Implementing a BST in Java
A BST in Java can be implemented using classes to represent nodes and the BST itself.
Node Class
The node class represents a single node in the tree with value and pointers to left and right children.
class Node {
int value;
Node left, right;
public Node(int item) {
value = item;
left = right = null;
}
}BST Class
The BST class encapsulates the operations that can be performed on the tree.
class BST {
private Node root;
public BST() {
root = null;
}
public void insert(int value) {
root = insertRec(root, value);
}
private Node insertRec(Node root, int value) {
if (root == null) {
root = new Node(value);
return root;
}
if (value < root.value)
root.left = insertRec(root.left, value);
else if (value > root.value)
root.right = insertRec(root.right, value);
return root;
}
public boolean search(int value) {
return searchRec(root, value);
}
private boolean searchRec(Node root, int value) {
if (root == null) return false;
if (root.value == value) return true;
return value < root.value ? searchRec(root.left, value) : searchRec(root.right, value);
}
public void delete(int value) {
root = deleteRec(root, value);
}
private Node deleteRec(Node root, int value) {
if (root == null) return root;
if (value < root.value)
root.left = deleteRec(root.left, value);
else if (value > root.value)
root.right = deleteRec(root.right, value);
else {
if (root.left == null)
return root.right;
else if (root.right == null)
return root.left;
root.value = minValue(root.right);
root.right = deleteRec(root.right, root.value);
}
return root;
}
private int minValue(Node root) {
int minv = root.value;
while (root.left != null) {
minv = root.left.value;
root = root.left;
}
return minv;
}
public void inorder() {
inorderRec(root);
}
private void inorderRec(Node root) {
if (root != null) {
inorderRec(root.left);
System.out.print(root.value + " ");
inorderRec(root.right);
}
}
}Advanced BST Concepts
Self-Balancing BSTs
Self-balancing BSTs like AVL trees and Red-Black trees automatically maintain the balance factor to ensure O(log n) complexity for all operations:
- AVL Tree: Balances based on the height of subtrees using rotations.
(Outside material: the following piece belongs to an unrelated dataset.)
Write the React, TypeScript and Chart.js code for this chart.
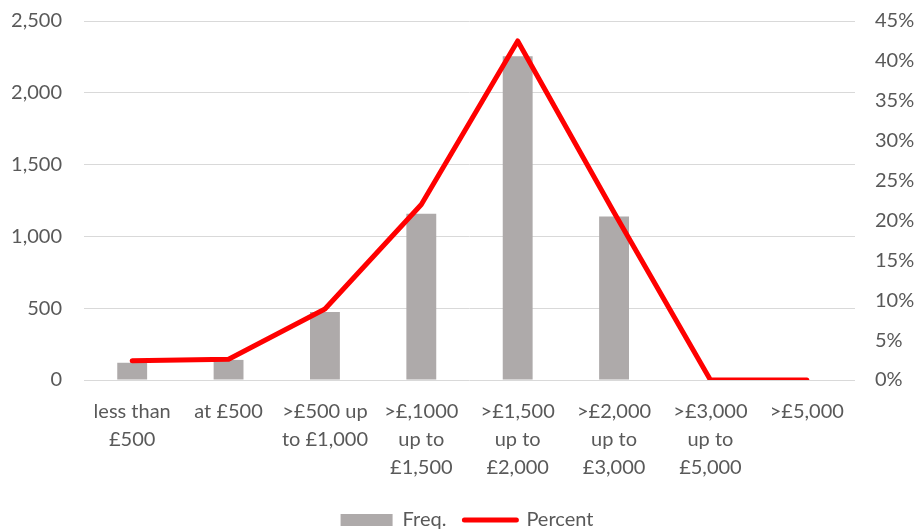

- Red-Black Tree: Balances using a color system and rotations.
Threaded BSTs
Threaded BSTs replace null pointers with links to the in-order successor to make in-order traversal faster.
Augmented BSTs
Augmented BSTs store additional information at each node for advanced queries like finding the kth smallest element.
Performance Analysis
The performance of BSTs is influenced by the tree’s balance:
- Balanced BST: Operations are O(log n).
- Unbalanced BST: Operations degrade to O(n) in the worst case.
Limitations of BSTs
- Degeneracy: An unbalanced BST can degrade to a linked list.
- Complex Rotations: Self-balancing trees have overhead due to rotations.
- Memory Overhead: Each node contains additional pointers.